◆ **Material provided**:
** START **

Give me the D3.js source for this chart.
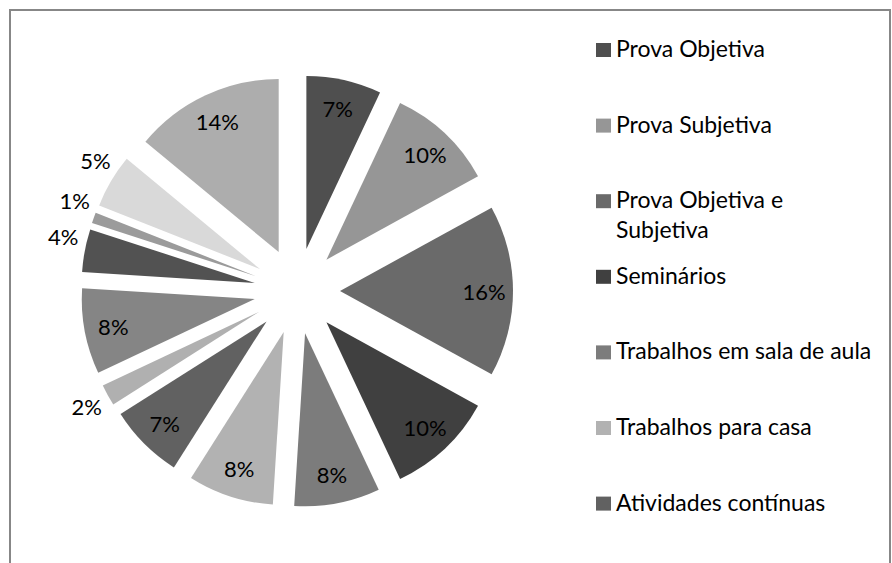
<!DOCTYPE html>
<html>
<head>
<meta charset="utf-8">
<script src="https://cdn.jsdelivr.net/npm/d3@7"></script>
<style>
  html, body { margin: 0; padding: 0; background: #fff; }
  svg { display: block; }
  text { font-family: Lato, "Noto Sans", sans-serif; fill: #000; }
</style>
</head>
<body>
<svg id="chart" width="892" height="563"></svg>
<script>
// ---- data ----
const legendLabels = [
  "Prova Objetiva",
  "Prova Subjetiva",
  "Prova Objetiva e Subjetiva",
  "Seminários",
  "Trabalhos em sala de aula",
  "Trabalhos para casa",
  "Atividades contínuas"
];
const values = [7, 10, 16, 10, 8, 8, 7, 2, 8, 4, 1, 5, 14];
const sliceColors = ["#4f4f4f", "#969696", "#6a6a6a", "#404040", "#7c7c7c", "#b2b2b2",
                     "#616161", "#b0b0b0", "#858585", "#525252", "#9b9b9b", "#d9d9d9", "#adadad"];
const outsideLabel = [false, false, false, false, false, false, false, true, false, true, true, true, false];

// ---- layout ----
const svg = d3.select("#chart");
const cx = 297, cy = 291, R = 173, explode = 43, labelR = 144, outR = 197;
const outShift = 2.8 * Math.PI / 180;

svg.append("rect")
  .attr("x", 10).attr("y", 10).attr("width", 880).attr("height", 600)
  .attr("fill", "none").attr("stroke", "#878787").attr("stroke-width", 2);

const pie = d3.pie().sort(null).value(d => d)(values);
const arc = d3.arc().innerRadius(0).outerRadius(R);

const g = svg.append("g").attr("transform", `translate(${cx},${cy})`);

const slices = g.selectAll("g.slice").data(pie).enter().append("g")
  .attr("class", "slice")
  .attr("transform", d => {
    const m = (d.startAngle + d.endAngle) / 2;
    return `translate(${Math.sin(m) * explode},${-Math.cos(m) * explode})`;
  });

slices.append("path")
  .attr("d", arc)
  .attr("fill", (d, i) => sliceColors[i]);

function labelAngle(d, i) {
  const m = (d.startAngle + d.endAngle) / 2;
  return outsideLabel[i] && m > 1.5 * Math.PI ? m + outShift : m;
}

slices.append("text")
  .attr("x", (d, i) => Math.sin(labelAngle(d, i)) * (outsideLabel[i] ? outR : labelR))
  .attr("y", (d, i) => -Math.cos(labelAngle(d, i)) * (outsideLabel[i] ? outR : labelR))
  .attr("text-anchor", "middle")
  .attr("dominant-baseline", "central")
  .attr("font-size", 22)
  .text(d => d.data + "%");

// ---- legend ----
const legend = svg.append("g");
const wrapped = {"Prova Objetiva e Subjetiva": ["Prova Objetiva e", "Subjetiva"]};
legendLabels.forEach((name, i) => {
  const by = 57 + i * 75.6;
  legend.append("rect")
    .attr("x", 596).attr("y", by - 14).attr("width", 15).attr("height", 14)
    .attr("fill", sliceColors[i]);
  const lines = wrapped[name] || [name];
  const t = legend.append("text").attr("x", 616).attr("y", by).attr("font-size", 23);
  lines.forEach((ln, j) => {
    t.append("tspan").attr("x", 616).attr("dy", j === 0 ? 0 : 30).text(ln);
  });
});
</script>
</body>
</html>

** END **

◆ **What the task requires**:
Skipping the pictures, transcribe each line above exactly as it appears.

◆ **Problem solution**:
Give me the D3.js source for this chart.
<!DOCTYPE html>
<html>
<head>
<meta charset="utf-8">
<script src="https://cdn.jsdelivr.net/npm/d3@7"></script>
<style>
  html, body { margin: 0; padding: 0; background: #fff; }
  svg { display: block; }
  text { font-family: Lato, "Noto Sans", sans-serif; fill: #000; }
</style>
</head>
<body>
<svg id="chart" width="892" height="563"></svg>
<script>
// ---- data ----
const legendLabels = [
  "Prova Objetiva",
  "Prova Subjetiva",
  "Prova Objetiva e Subjetiva",
  "Seminários",
  "Trabalhos em sala de aula",
  "Trabalhos para casa",
  "Atividades contínuas"
];
const values = [7, 10, 16, 10, 8, 8, 7, 2, 8, 4, 1, 5, 14];
const sliceColors = ["#4f4f4f", "#969696", "#6a6a6a", "#404040", "#7c7c7c", "#b2b2b2",
                     "#616161", "#b0b0b0", "#858585", "#525252", "#9b9b9b", "#d9d9d9", "#adadad"];
const outsideLabel = [false, false, false, false, false, false, false, true, false, true, true, true, false];

// ---- layout ----
const svg = d3.select("#chart");
const cx = 297, cy = 291, R = 173, explode = 43, labelR = 144, outR = 197;
const outShift = 2.8 * Math.PI / 180;

svg.append("rect")
  .attr("x", 10).attr("y", 10).attr("width", 880).attr("height", 600)
  .attr("fill", "none").attr("stroke", "#878787").attr("stroke-width", 2);

const pie = d3.pie().sort(null).value(d => d)(values);
const arc = d3.arc().innerRadius(0).outerRadius(R);

const g = svg.append("g").attr("transform", `translate(${cx},${cy})`);

const slices = g.selectAll("g.slice").data(pie).enter().append("g")
  .attr("class", "slice")
  .attr("transform", d => {
    const m = (d.startAngle + d.endAngle) / 2;
    return `translate(${Math.sin(m) * explode},${-Math.cos(m) * explode})`;
  });

slices.append("path")
  .attr("d", arc)
  .attr("fill", (d, i) => sliceColors[i]);

function labelAngle(d, i) {
  const m = (d.startAngle + d.endAngle) / 2;
  return outsideLabel[i] && m > 1.5 * Math.PI ? m + outShift : m;
}

slices.append("text")
  .attr("x", (d, i) => Math.sin(labelAngle(d, i)) * (outsideLabel[i] ? outR : labelR))
  .attr("y", (d, i) => -Math.cos(labelAngle(d, i)) * (outsideLabel[i] ? outR : labelR))
  .attr("text-anchor", "middle")
  .attr("dominant-baseline", "central")
  .attr("font-size", 22)
  .text(d => d.data + "%");

// ---- legend ----
const legend = svg.append("g");
const wrapped = {"Prova Objetiva e Subjetiva": ["Prova Objetiva e", "Subjetiva"]};
legendLabels.forEach((name, i) => {
  const by = 57 + i * 75.6;
  legend.append("rect")
    .attr("x", 596).attr("y", by - 14).attr("width", 15).attr("height", 14)
    .attr("fill", sliceColors[i]);
  const lines = wrapped[name] || [name];
  const t = legend.append("text").attr("x", 616).attr("y", by).attr("font-size", 23);
  lines.forEach((ln, j) => {
    t.append("tspan").attr("x", 616).attr("dy", j === 0 ? 0 : 30).text(ln);
  });
});
</script>
</body>
</html>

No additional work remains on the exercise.